There was much discussion of how to make the authority more transparent, including the posting  of agendas and other materials online as quickly as possible, and Born suggested significant eventual wholesale changes to the authority’s website. A policy was set for requests for information from the authority — Mullan had to remind Tulimieri that written requests were preferred, not required — but not a policy for public comment at meetings. On Monday the board took comment throughout the meeting as it felt its way toward deciding the best format. “I consider public input to be a very, very important part of our process,” Born told the audience.

The treasurers were asked to meet with Tulimieri to advertise for a financial auditor for the authority.
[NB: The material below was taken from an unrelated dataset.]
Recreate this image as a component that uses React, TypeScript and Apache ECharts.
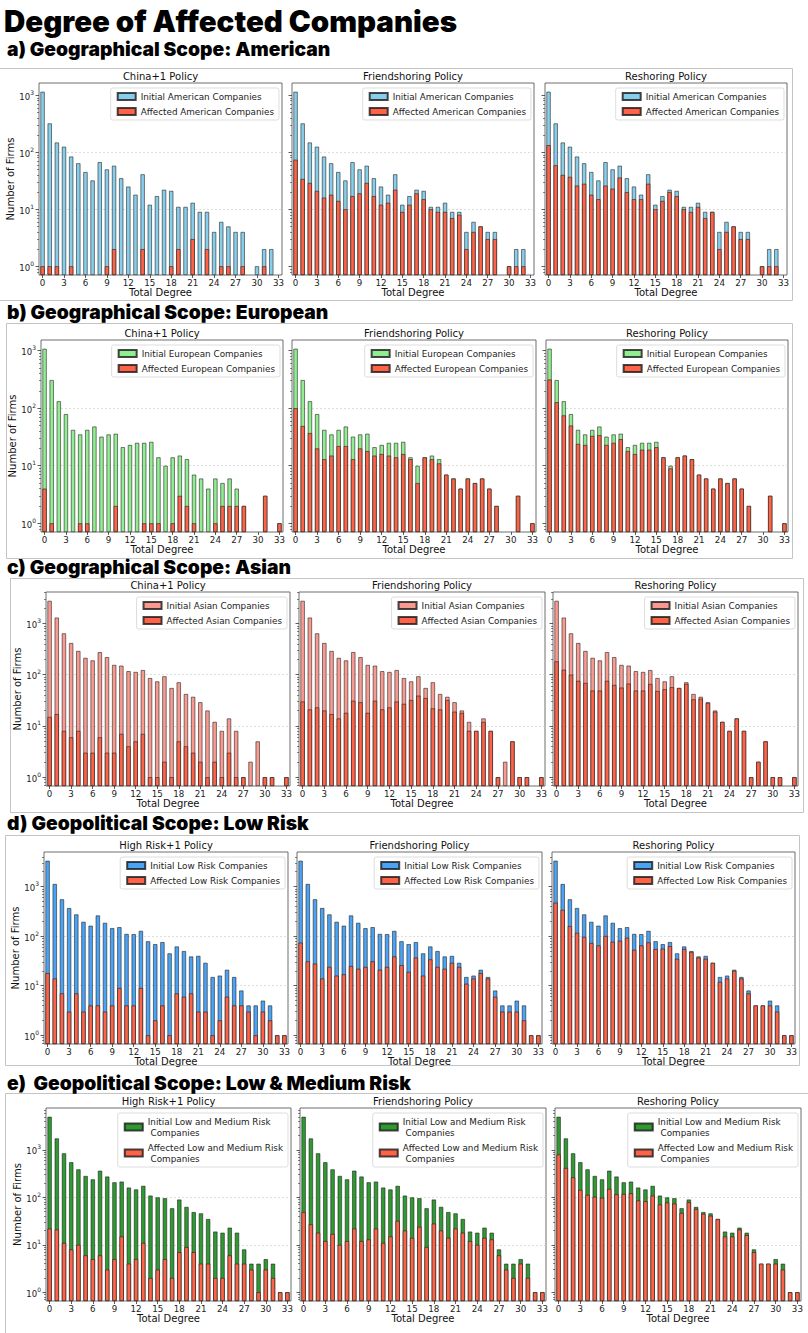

Accounting firms are replaced every few years, and the board members decided the next audit should be by a new firm and more comprehensive than the usual.

The next meetings are to be June 20 and July 18, each at 5:30 p.m., and are eventually to settle on the first Wednesday of the month, the board said. Members also expressed interest in going to a June 5 meeting of the council’s Government Operations and Rules subcommittee that will look at the relationship between the authority and council, and Mullan noted all members could attend and watch without violating open meeting laws. There was a bit of awkwardness earlier as Tulimieri reminded the board that three members could gather without having to post it as a meeting — only to be reminded by James Williamson, a member of the audience, that only two members could do so; three members constituted a quorum of the board.

This post was updated May 22, 2012, with more action from the Monday meeting. It was updated May 23, 2012, to correct that the City Council has responsibility for deeming property “insignificant” in a disposal process.